Se aceleró la pulsación de mi 'reloj'. No supe que decir. Esperaba que el enano hablase y zas: habló, me preguntó: "¿Usted sabe, mi amío, como nació el nombre de la ciudad de Alicante?". Me quedé pensando, lo miré y le dije: 'No', que en realidad no lo sabía.
'Mire señor', me dijo: 'había una vez, en Alicante, un hombre que hacía la limpieza de la mezquita. Su nombre era Alí. Un día, al imán de dicha mezquita, que conducía el ritual de la oración, con gran esmero, le vino un dolor de garganta, razón por la cual, los cánticos no iban a realizarse de la manera acostumbrada'.
Yo escuchaba al enano que prosiguió hablando, y mirándome a los ojos me interrogó: '¿Sabe usted lo que el imán le pidió a Alí, mientras el chaval hacía la limpieza?'
'No, no lo sé', le respondí. 'Pero, ¿Quiere saberlo?, me volvió a preguntar el enano, que en ese momento se encontraba, trepado en un banco, sirviéndome una ginebra.

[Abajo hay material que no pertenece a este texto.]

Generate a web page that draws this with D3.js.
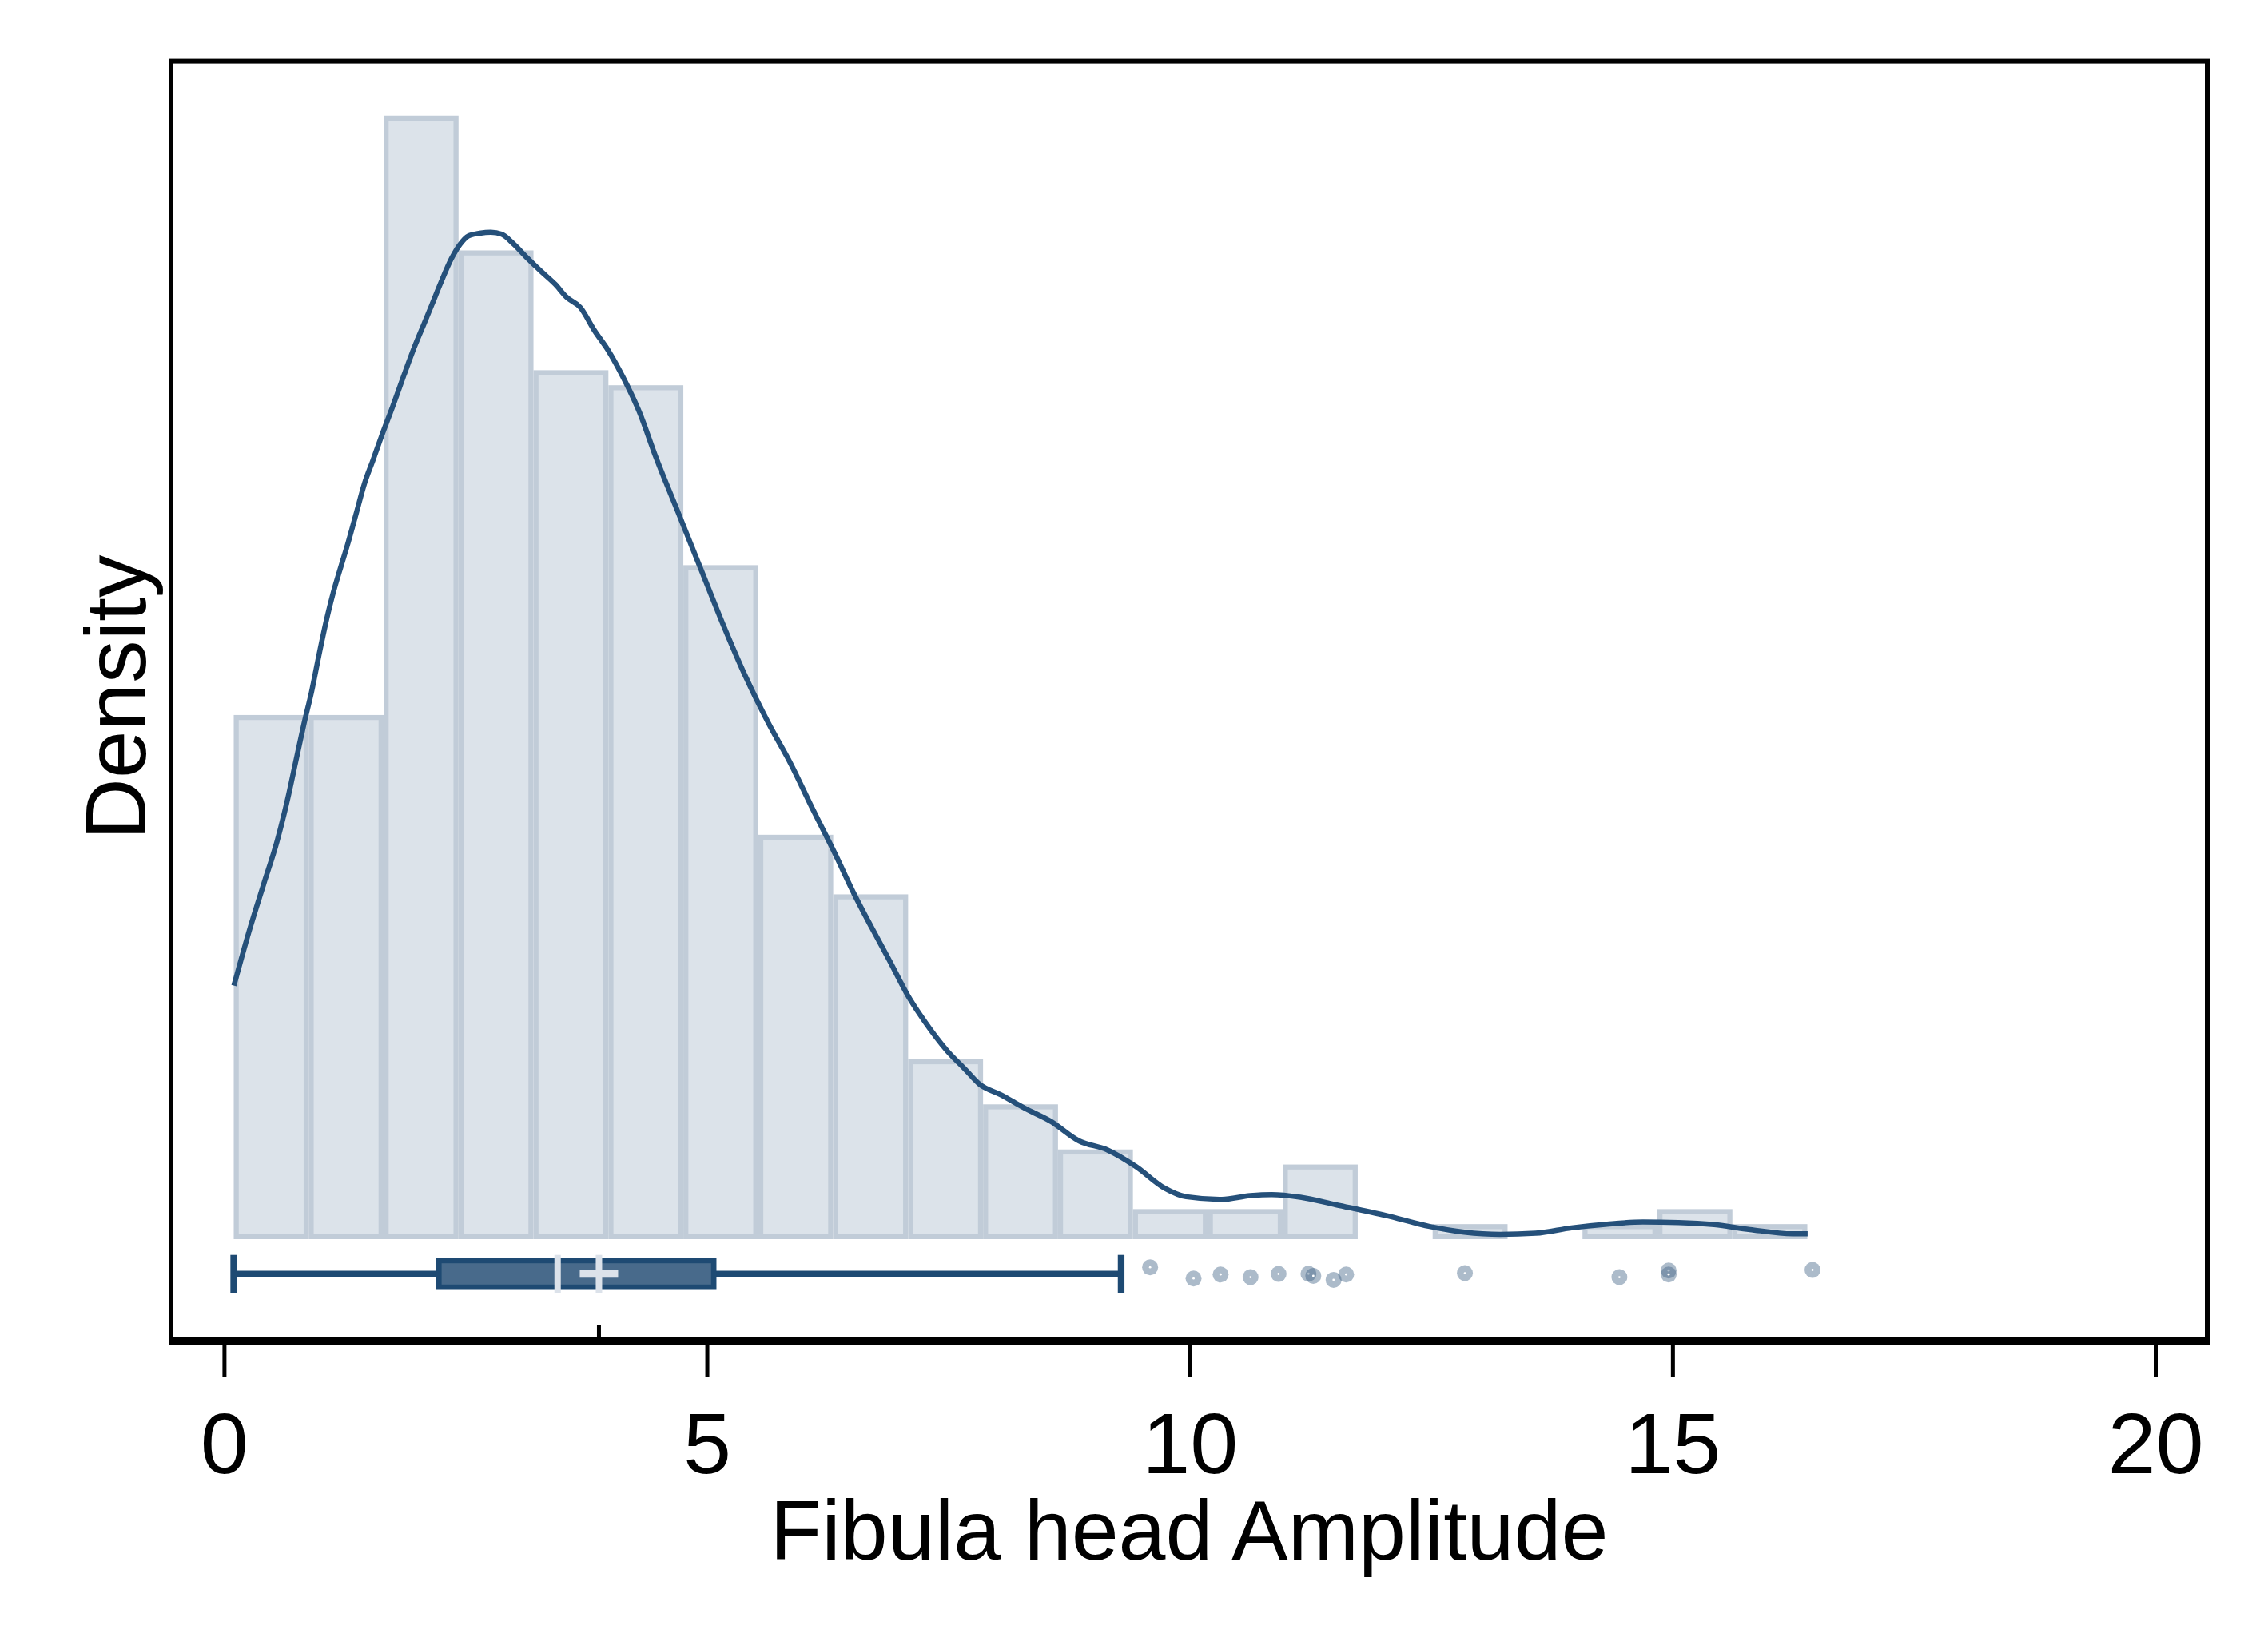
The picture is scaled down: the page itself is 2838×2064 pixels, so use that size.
<!DOCTYPE html>
<html>
<head>
<meta charset="utf-8">
<script src="https://cdn.jsdelivr.net/npm/d3@7"></script>
<style>
  body { margin: 0; background: #fff; }
  svg { display: block; }
</style>
</head>
<body>
<script>
// histogram bins (density)
const binStart = 0.1;
const binWidth = 0.776;
const binDensity = [0.0976, 0.0976, 0.2092, 0.1841, 0.1618, 0.1590, 0.1255, 0.0753, 0.0642,
  0.0335, 0.0251, 0.0167, 0.0056, 0.0056, 0.0139, 0, 0.0028, 0, 0.0028, 0.0056, 0.0028];

// kernel density curve
const kdeX = [0.102, 0.272, 0.410, 0.549, 0.659, 0.742, 0.824, 0.907, 0.990, 1.058, 1.128, 1.211,
  1.280, 1.368, 1.454, 1.541, 1.628, 1.745, 1.859, 1.975, 2.065, 2.152, 2.238, 2.355,
  2.442, 2.530, 2.646, 2.762, 2.877, 2.993, 3.139, 3.283, 3.429, 3.546, 3.689, 3.835, 3.981,
  4.126, 4.301, 4.474, 4.707, 4.939, 5.171, 5.402, 5.634, 5.866, 6.098, 6.329, 6.527, 6.710,
  6.896, 7.080, 7.265, 7.487, 7.671, 7.820, 8.041, 8.300, 8.556, 8.854, 9.150, 9.445, 9.740,
  9.964, 10.333, 10.626, 10.849, 11.146, 11.515, 12.033, 12.476, 12.844, 13.215, 13.584,
  13.954, 14.324, 14.694, 15.063, 15.432, 15.800, 16.246, 16.399];
const kdeY = [0.0472, 0.0581, 0.0661, 0.0741, 0.0820, 0.0889, 0.0957, 0.1020, 0.1094, 0.1151, 0.1202, 0.1253,
  0.1294, 0.1351, 0.1407, 0.1450, 0.1494, 0.1550, 0.1607, 0.1663, 0.1702, 0.1740, 0.1778, 0.1826,
  0.1852, 0.1868, 0.1873, 0.1875, 0.1871, 0.1854, 0.1827, 0.1802, 0.1778, 0.1754, 0.1735, 0.1692, 0.1654,
  0.1607, 0.1540, 0.1455, 0.1351, 0.1247, 0.1143, 0.1047, 0.0962, 0.0886, 0.0800, 0.0717, 0.0642, 0.0579,
  0.0517, 0.0454, 0.0403, 0.0351, 0.0317, 0.0289, 0.0269, 0.0243, 0.0220, 0.0183, 0.0166, 0.0135, 0.0095,
  0.0079, 0.0074, 0.0081, 0.0083, 0.0078, 0.0064, 0.0044, 0.0024, 0.0013, 0.0009, 0.0011,
  0.0021, 0.0028, 0.0032, 0.0031, 0.0027, 0.0018, 0.0010, 0.0010];

// box plot summary
const whiskerLow = 0.1, q1 = 2.225, median = 3.454, mean = 3.882, q3 = 5.071, whiskerHigh = 9.29;

// outside values and their vertical jitter (in box-row units)
const outliers = [9.59, 10.04, 10.32, 10.63, 10.92, 11.23, 11.28, 11.49, 11.62, 12.85, 14.45, 14.96, 14.96, 16.45];
const outlierJitter = [0.35, -0.24, -0.03, -0.17, 0, 0.01, -0.1, -0.31, -0.03, 0.04, -0.17, 0.18, -0.03, 0.21];

const xTicks = [0, 5, 10, 15, 20];
const xTitle = "Fibula head Amplitude";
const yTitle = "Density";

const W = 2838, H = 2064;
const font = "'Liberation Sans', Arial, Helvetica, sans-serif";
const navy = "#1e4a73";

const x = d3.scaleLinear().domain([0, 20]).range([280.4, 2697]);
const y = d3.scaleLinear().domain([0, 0.25]).range([1551, 1551 - 0.25 * 6722]);
const row = d3.scaleLinear().domain([-1, 1]).range([1618.3, 1570.7]);

const svg = d3.select("body").append("svg")
  .attr("width", W).attr("height", H)
  .attr("viewBox", `0 0 ${W} ${H}`);

svg.append("rect").attr("width", W).attr("height", H).attr("fill", "#fff");

// bars (outline drawn inside each bin)
const sw = 6.3;
const bins = binDensity.map((d, i) => ({ x0: binStart + i * binWidth, x1: binStart + (i + 1) * binWidth, d }))
  .filter(b => b.d > 0);
svg.append("g").selectAll("rect").data(bins).join("rect")
  .attr("x", b => x(b.x0) + sw / 2)
  .attr("width", b => x(b.x1) - x(b.x0) - sw)
  .attr("y", b => y(b.d) + sw / 2)
  .attr("height", b => y(0) - y(b.d) - sw)
  .attr("fill", "#dce3ea")
  .attr("stroke", "#c1ccd8")
  .attr("stroke-width", sw);

// density curve
const line = d3.line().x(d => x(d[0])).y(d => y(d[1])).curve(d3.curveMonotoneX);
svg.append("path")
  .datum(kdeX.map((v, i) => [v, kdeY[i]]))
  .attr("d", line)
  .attr("fill", "none")
  .attr("stroke", "#25507a")
  .attr("stroke-width", 6.5)
  .attr("stroke-linejoin", "round");

// box plot
const box = svg.append("g");
const cy = row(0);
box.append("line").attr("x1", x(whiskerLow)).attr("x2", x(q1)).attr("y1", cy).attr("y2", cy)
  .attr("stroke", navy).attr("stroke-width", 8);
box.append("line").attr("x1", x(q3)).attr("x2", x(whiskerHigh)).attr("y1", cy).attr("y2", cy)
  .attr("stroke", navy).attr("stroke-width", 8);
box.selectAll(".cap").data([whiskerLow, whiskerHigh]).join("line")
  .attr("x1", d => x(d)).attr("x2", d => x(d))
  .attr("y1", row(1)).attr("y2", row(-1))
  .attr("stroke", navy).attr("stroke-width", 8.3);
box.append("rect")
  .attr("x", x(q1)).attr("width", x(q3) - x(q1))
  .attr("y", row(0.7)).attr("height", row(-0.7) - row(0.7))
  .attr("fill", "#486a8b").attr("stroke", navy).attr("stroke-width", 6.7);
box.selectAll(".mid").data([median, mean]).join("line")
  .attr("x1", d => x(d)).attr("x2", d => x(d))
  .attr("y1", row(1)).attr("y2", row(-1))
  .attr("stroke", "#dce2ea").attr("stroke-width", 8);
box.append("line")
  .attr("x1", x(mean) - 24).attr("x2", x(mean) + 24)
  .attr("y1", cy).attr("y2", cy)
  .attr("stroke", "#dce2ea").attr("stroke-width", 9.3);

// outside values
const out = svg.append("g").selectAll("g").data(outliers).join("g")
  .attr("transform", (d, i) => `translate(${x(d)},${row(outlierJitter[i])})`);
out.append("circle").attr("r", 10).attr("fill", "#3f6285").attr("fill-opacity", 0.43);
out.append("circle").attr("r", 1.4).attr("fill", "#fff");

// frame
svg.append("rect")
  .attr("x", 214).attr("y", 76.6).attr("width", 2762 - 214).attr("height", 1676 - 76.6)
  .attr("fill", "none").attr("stroke", "#000").attr("stroke-width", 6);

// x axis
const axisY = 1680;
svg.append("line").attr("x1", 211).attr("x2", 2765).attr("y1", axisY).attr("y2", axisY)
  .attr("stroke", "#000").attr("stroke-width", 6);
const ax = svg.append("g").attr("transform", `translate(0,${axisY + 3})`)
  .call(d3.axisBottom(x).tickValues(xTicks).tickFormat(d3.format("d")).tickSize(40).tickPadding(0));
ax.select(".domain").remove();
ax.selectAll(".tick line").attr("stroke", "#000").attr("stroke-width", 5);
ax.selectAll(".tick text")
  .attr("y", 1844 - axisY - 3).attr("dy", null)
  .attr("fill", "#000")
  .style("font-family", font).style("font-size", "108px");

// mean marker tick inside the frame
svg.append("line").attr("x1", x(mean)).attr("x2", x(mean)).attr("y1", 1658).attr("y2", axisY)
  .attr("stroke", "#000").attr("stroke-width", 5);

// titles
svg.append("text")
  .attr("x", (214 + 2762) / 2).attr("y", 1951.7)
  .attr("text-anchor", "middle")
  .style("font-family", font).style("font-size", "106px")
  .text(xTitle);
svg.append("text")
  .attr("transform", `translate(181.7,873) rotate(-90)`)
  .attr("text-anchor", "middle")
  .style("font-family", font).style("font-size", "107px")
  .text(yTitle);
</script>
</body>
</html>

'Sí, sí, claro', le contesté.
Entonces, el enano, me miró fijo a los ojos, respiró hondamente e hizo vibrar las copas de cristal con su grito: 'Ali, cante'. Yo no pude evitar la risa y, para festejarlo, le pedí que me sirviera otro 'gin and tonic'. Definitivamente, había aprendido algo nuevo para contarlo a los amigos.
Han pasado los años y Sylvia ya no está conmigo. Me pregunto si recordará. Me pregunto si sabrá que a esa ciudad, y posiblemente a ese mismo hotel, supieron llegar, aunque el enano no nos lo dijo: Sean Connery, Jimmy Hendrix, Pío Baroja. Winston Churchill, y el mismo Paul Bowles, escritor y compositor estadounidense, que alternara con Orson Welles, John Houston y Salvador Dalí.